Task
Will you transcribe all the entries word for word, skipping the pictures they hold?

(Source code of charts)
++++++
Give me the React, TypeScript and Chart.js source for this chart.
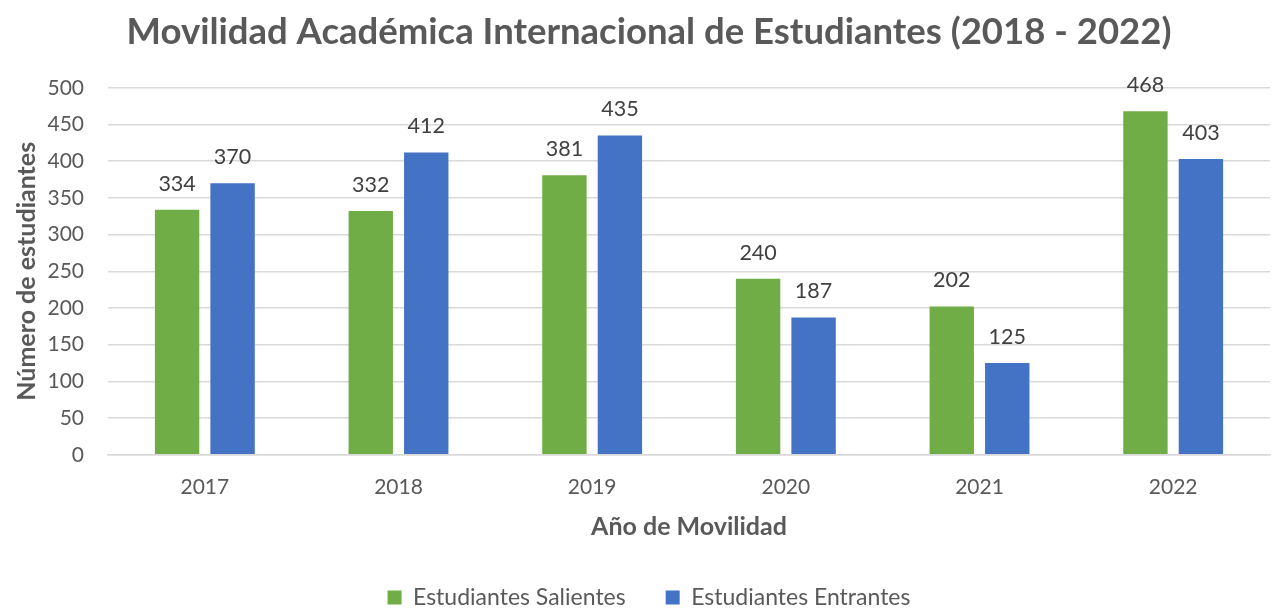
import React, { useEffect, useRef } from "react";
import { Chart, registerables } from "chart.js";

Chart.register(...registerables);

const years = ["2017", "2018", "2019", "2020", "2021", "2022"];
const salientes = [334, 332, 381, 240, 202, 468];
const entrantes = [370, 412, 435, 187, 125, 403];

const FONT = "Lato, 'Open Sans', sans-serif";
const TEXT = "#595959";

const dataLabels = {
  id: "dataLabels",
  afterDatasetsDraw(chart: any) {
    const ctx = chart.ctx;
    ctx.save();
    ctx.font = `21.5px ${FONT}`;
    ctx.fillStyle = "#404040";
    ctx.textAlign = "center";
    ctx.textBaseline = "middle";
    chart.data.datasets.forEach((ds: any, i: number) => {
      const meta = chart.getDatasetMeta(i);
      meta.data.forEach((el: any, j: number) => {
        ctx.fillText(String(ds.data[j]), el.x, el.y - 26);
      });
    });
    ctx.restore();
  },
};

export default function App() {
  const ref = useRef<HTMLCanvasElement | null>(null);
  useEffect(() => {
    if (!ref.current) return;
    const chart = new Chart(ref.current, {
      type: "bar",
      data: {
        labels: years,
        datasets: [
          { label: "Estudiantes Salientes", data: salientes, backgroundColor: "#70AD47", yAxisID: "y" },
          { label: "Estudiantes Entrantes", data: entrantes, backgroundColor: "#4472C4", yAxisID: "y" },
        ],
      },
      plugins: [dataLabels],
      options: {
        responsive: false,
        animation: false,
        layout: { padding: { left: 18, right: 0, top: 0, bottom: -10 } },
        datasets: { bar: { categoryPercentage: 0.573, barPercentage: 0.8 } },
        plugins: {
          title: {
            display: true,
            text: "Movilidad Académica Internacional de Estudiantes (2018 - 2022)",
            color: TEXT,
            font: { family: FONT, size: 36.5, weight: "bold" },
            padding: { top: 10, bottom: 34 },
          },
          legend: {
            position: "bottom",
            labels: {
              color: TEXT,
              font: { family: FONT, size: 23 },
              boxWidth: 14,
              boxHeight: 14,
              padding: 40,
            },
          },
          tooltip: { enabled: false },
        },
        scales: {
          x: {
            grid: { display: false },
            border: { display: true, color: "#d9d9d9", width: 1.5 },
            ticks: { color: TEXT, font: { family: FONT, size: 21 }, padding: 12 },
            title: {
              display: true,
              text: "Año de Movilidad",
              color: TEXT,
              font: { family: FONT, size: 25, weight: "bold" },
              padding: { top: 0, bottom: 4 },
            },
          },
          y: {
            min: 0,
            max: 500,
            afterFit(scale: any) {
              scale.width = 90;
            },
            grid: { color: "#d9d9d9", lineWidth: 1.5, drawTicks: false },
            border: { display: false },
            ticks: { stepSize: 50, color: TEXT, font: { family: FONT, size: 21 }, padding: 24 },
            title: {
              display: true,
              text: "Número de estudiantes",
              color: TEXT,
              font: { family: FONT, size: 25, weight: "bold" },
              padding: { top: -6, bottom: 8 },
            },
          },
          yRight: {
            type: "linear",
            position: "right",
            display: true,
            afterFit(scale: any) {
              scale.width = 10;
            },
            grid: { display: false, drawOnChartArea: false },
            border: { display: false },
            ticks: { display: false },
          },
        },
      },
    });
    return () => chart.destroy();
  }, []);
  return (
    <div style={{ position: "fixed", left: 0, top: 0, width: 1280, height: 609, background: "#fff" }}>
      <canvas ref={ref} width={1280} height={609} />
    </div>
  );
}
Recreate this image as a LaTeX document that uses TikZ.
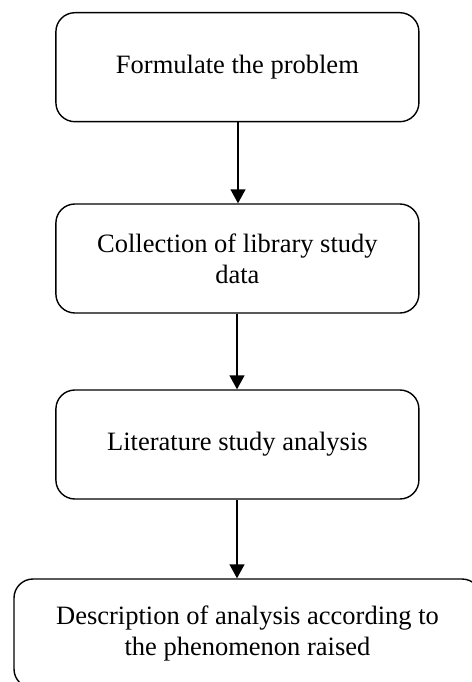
++++++
Task result
Give me the React, TypeScript and Chart.js source for this chart.
import React, { useEffect, useRef } from "react";
import { Chart, registerables } from "chart.js";

Chart.register(...registerables);

const years = ["2017", "2018", "2019", "2020", "2021", "2022"];
const salientes = [334, 332, 381, 240, 202, 468];
const entrantes = [370, 412, 435, 187, 125, 403];

const FONT = "Lato, 'Open Sans', sans-serif";
const TEXT = "#595959";

const dataLabels = {
  id: "dataLabels",
  afterDatasetsDraw(chart: any) {
    const ctx = chart.ctx;
    ctx.save();
    ctx.font = `21.5px ${FONT}`;
    ctx.fillStyle = "#404040";
    ctx.textAlign = "center";
    ctx.textBaseline = "middle";
    chart.data.datasets.forEach((ds: any, i: number) => {
      const meta = chart.getDatasetMeta(i);
      meta.data.forEach((el: any, j: number) => {
        ctx.fillText(String(ds.data[j]), el.x, el.y - 26);
      });
    });
    ctx.restore();
  },
};

export default function App() {
  const ref = useRef<HTMLCanvasElement | null>(null);
  useEffect(() => {
    if (!ref.current) return;
    const chart = new Chart(ref.current, {
      type: "bar",
      data: {
        labels: years,
        datasets: [
          { label: "Estudiantes Salientes", data: salientes, backgroundColor: "#70AD47", yAxisID: "y" },
          { label: "Estudiantes Entrantes", data: entrantes, backgroundColor: "#4472C4", yAxisID: "y" },
        ],
      },
      plugins: [dataLabels],
      options: {
        responsive: false,
        animation: false,
        layout: { padding: { left: 18, right: 0, top: 0, bottom: -10 } },
        datasets: { bar: { categoryPercentage: 0.573, barPercentage: 0.8 } },
        plugins: {
          title: {
            display: true,
            text: "Movilidad Académica Internacional de Estudiantes (2018 - 2022)",
            color: TEXT,
            font: { family: FONT, size: 36.5, weight: "bold" },
            padding: { top: 10, bottom: 34 },
          },
          legend: {
            position: "bottom",
            labels: {
              color: TEXT,
              font: { family: FONT, size: 23 },
              boxWidth: 14,
              boxHeight: 14,
              padding: 40,
            },
          },
          tooltip: { enabled: false },
        },
        scales: {
          x: {
            grid: { display: false },
            border: { display: true, color: "#d9d9d9", width: 1.5 },
            ticks: { color: TEXT, font: { family: FONT, size: 21 }, padding: 12 },
            title: {
              display: true,
              text: "Año de Movilidad",
              color: TEXT,
              font: { family: FONT, size: 25, weight: "bold" },
              padding: { top: 0, bottom: 4 },
            },
          },
          y: {
            min: 0,
            max: 500,
            afterFit(scale: any) {
              scale.width = 90;
            },
            grid: { color: "#d9d9d9", lineWidth: 1.5, drawTicks: false },
            border: { display: false },
            ticks: { stepSize: 50, color: TEXT, font: { family: FONT, size: 21 }, padding: 24 },
            title: {
              display: true,
              text: "Número de estudiantes",
              color: TEXT,
              font: { family: FONT, size: 25, weight: "bold" },
              padding: { top: -6, bottom: 8 },
            },
          },
          yRight: {
            type: "linear",
            position: "right",
            display: true,
            afterFit(scale: any) {
              scale.width = 10;
            },
            grid: { display: false, drawOnChartArea: false },
            border: { display: false },
            ticks: { display: false },
          },
        },
      },
    });
    return () => chart.destroy();
  }, []);
  return (
    <div style={{ position: "fixed", left: 0, top: 0, width: 1280, height: 609, background: "#fff" }}>
      <canvas ref={ref} width={1280} height={609} />
    </div>
  );
}
Recreate this image as a LaTeX document that uses TikZ.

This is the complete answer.